GM: Well, first of all, the farmers, they were pretty old anyway. And when they went into camp, for some of 'em, though they didn't like it, it was like a vacation because they didn't have to worry about going out in the farm the next day and working hard. And in the camp, they got their food anyway, and sort of like a retirement for some of 'em. For the younger ones, they didn't want to go back to the farm, that was the whole thing. Some of the older Niseis went back to the farm because they were operating the farms by then, but the younger Niseis in the twenty to sixteen years old, maybe around there, didn't want to go back to the farm. They lived on a farm, but they had the chance of finding other jobs, and as they grew up, with the help of their Issei parents, some of 'em had a pretty good nest egg, you know, property, they were able to go to college and get a better job. And those GIs that came back, a lot of 'em used the GI bill to go to college, most of 'em did, you know, and went to Boeing, places like that, and they got away from the farm. But this is the way it is; it's, anybody had a farm, you find this during the war, when we went to Idaho and Minidoka, the young kids went to war or went to Seattle area and got a defense job, which left the fathers and mothers running the farm, and they didn't have a labor, they had a labor problem because nobody was there to help 'em harvest the crop. So the Japanese in the camp went and harvested Idaho and Montana's and some of those crops, and they saved them, actually. But it happened here, too. When we come back from all this, we had a chance to improve ourselves and go to school of higher learning and get better jobs. As far as the Japanese were concerned, they had the thing inside of them, their knowledge that they learned in their lower grades and things, you know, and the inspiration to get ahead. And they jumped at it. And so the Nisei families grew up to be quite prosperous.

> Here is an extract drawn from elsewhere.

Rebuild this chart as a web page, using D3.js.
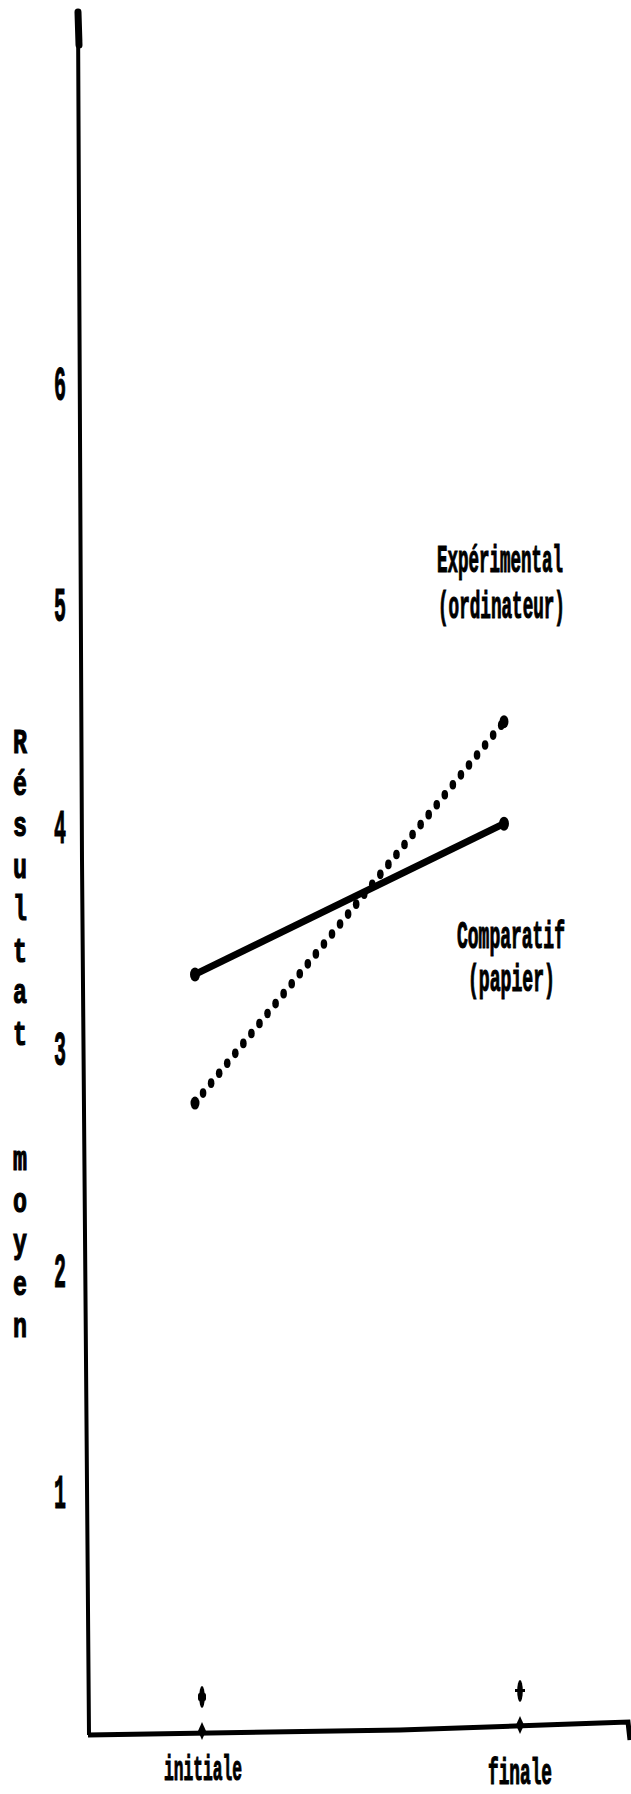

MA: Do you think a lot of that came from the lessons learned from their parents?

GM: No, I think it's basically times, times where you had a chance to do a lot of this thing and they did most of it on their own. Well, the basic Japanese culture helped them, but I myself, when I went to school, the photography business was a starvation thing for me because I had to work 'til three o'clock in the morning producing prints, then get up early in the morning and go out and shoot pictures and come back and process it, and worked 'til late at night to get it out. At the end of the whole thing, it didn't add up. You weren't making anything for all the work you're doing. It wasn't that profitable. You couldn't hire anybody because if you did, you would go broke. And there was a partner with me that did this for a year after that, and there really wasn't profit. It was fun taking pictures, and we did a lot of pictures, made catalogs and things like that. It wasn't a portrait or something like that that made money, it was the commercial jobs that we did. And whatever money we made, we put it back into equipment and things like that, and it took a long time to get, get a good start. So by the time I went to work for Tall's, it was a good break for me, because when I worked for Tall's, a lot of my friends were now starting with Boeing. My job at Tall's was strictly on commission, and at that time, most of us were making about $6,000 a year. Well, Boeing engineers were making about, top Boeing engineers were making a little over four thousand dollars. And as we, I kept selling, I worked at Tall's for twenty years, as I kept working for Tall's, my wages, which were real high, didn't go up as high as Boeing people, because Boeing wages for engineers kept going up, up, up past us again, after five, six years it passed our wages up, and it kept going. Where working on commission, it was, unless you sold a heck of a lot, it was hard to make more money. And you had to be a good salesman, too, to work at Tall's. It wasn't a matter of just working there, you're competing with the rest of the guys alongside of you, and we're always fighting every day about who's taking who's job, sales and stuff like that. But it was a lot of fun.